Da bin ich die schlechteste Gesprächspartnerin, weil Österreich einmal mit Udo Jürgens gewonnen hat und dann war viele Jahrzehnte nichts. Und dann kam ich. Mein Mitgefühl hält sich daher in Grenzen. Deutschland hat schon große Siege eingefahren und viele Erfolge mit tollen Platzierungen gefeiert. Das Großartige am ESC ist auch, dass man keine Garantie hat. Nur weil man einmal gut abschneidet, hat man die Weisheit nicht mit Löffeln gefressen. Das macht es auch so spannend.
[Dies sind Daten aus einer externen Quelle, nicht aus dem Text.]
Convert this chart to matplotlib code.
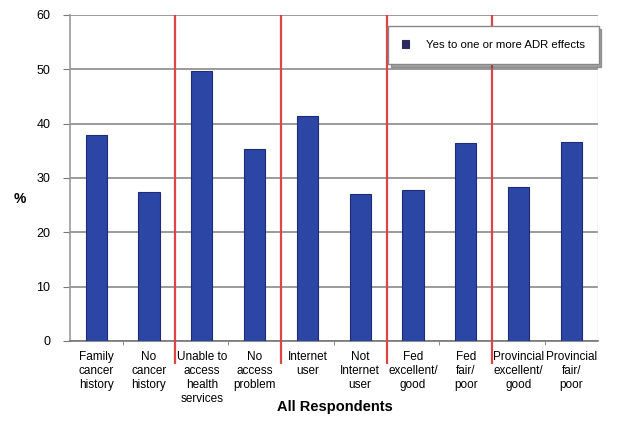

Bis auf die Italiener:innen und die Schwed:innen, die schaffen es immer wieder, relativ weit vorne zu sein. Wenn die Zuseherschaft abstimmt, ist alles möglich. Ein letzter Platz ist für niemanden schön und gerechtfertigt auch nicht, denn alle machen sich Arbeit und denken sich was und bereiten sich vor. Allein dafür sollte man schon mal 50 Punkte bekommen. Es ist schön, dass es in Deutschland auch diesen Ehrgeiz gibt. Viele fragen sich: Wie können wir uns steigern, was können wir besser machen?

Welchen Tipp würden Sie ESC-Teilnehmern oder denen, die es werden wollen, mit auf den Weg geben?

Am Ball bleiben. Jede Situation oder Entscheidung, die die Person diesem Ziel näherbringt, würde ich wahrnehmen. Wenn man auf ein ganz klares Ziel hinarbeitet, passiert es auch. Vielleicht steht man dann nicht auf der Bühne, aber choreografiert etwas oder arbeitet beim Ton. Das Ziel kann dann auch anders aussehen. Wenn man einen Traum hat, muss man ihn verfolgen.

Von Conchita Wurst über Wurst zu Conchita: Wie geht es mit Ihnen und Ihrer Kunstfigur weiter?

Momentan stecke ich mitten in Theaterproben, weil ich am 15. Februar mein Theaterdebüt feiere. Jetzt wage ich mich ans Schauspiel, das ist wieder komplett anders und auch eine große Herausforderung. Ich habe große Freude daran und liebe es immer, etwas Neues zu machen. Ich habe so ein privilegiertes Leben, dass ich das alles machen darf. Mein Manager und ich verzetteln uns immer, machen immer von allem irgendwas. Aber das funktioniert schon über zehn Jahre gut.

War es schon immer Ihr Wunsch, Theater zu spielen?

Die Anfrage habe ich vor zwei Jahren bekommen. Ich habe schon als Kind gern Theater gespielt und liebe es auch, mich in Musikvideos in Rollen reinzudenken. Und ich dachte mir ziemlich selbstbewusst, wie schwer kann das schon sein? Es war doch komplexer als ich dachte, aber es ist extrem toll. Aber ich bin ein bisschen bescheidener geworden.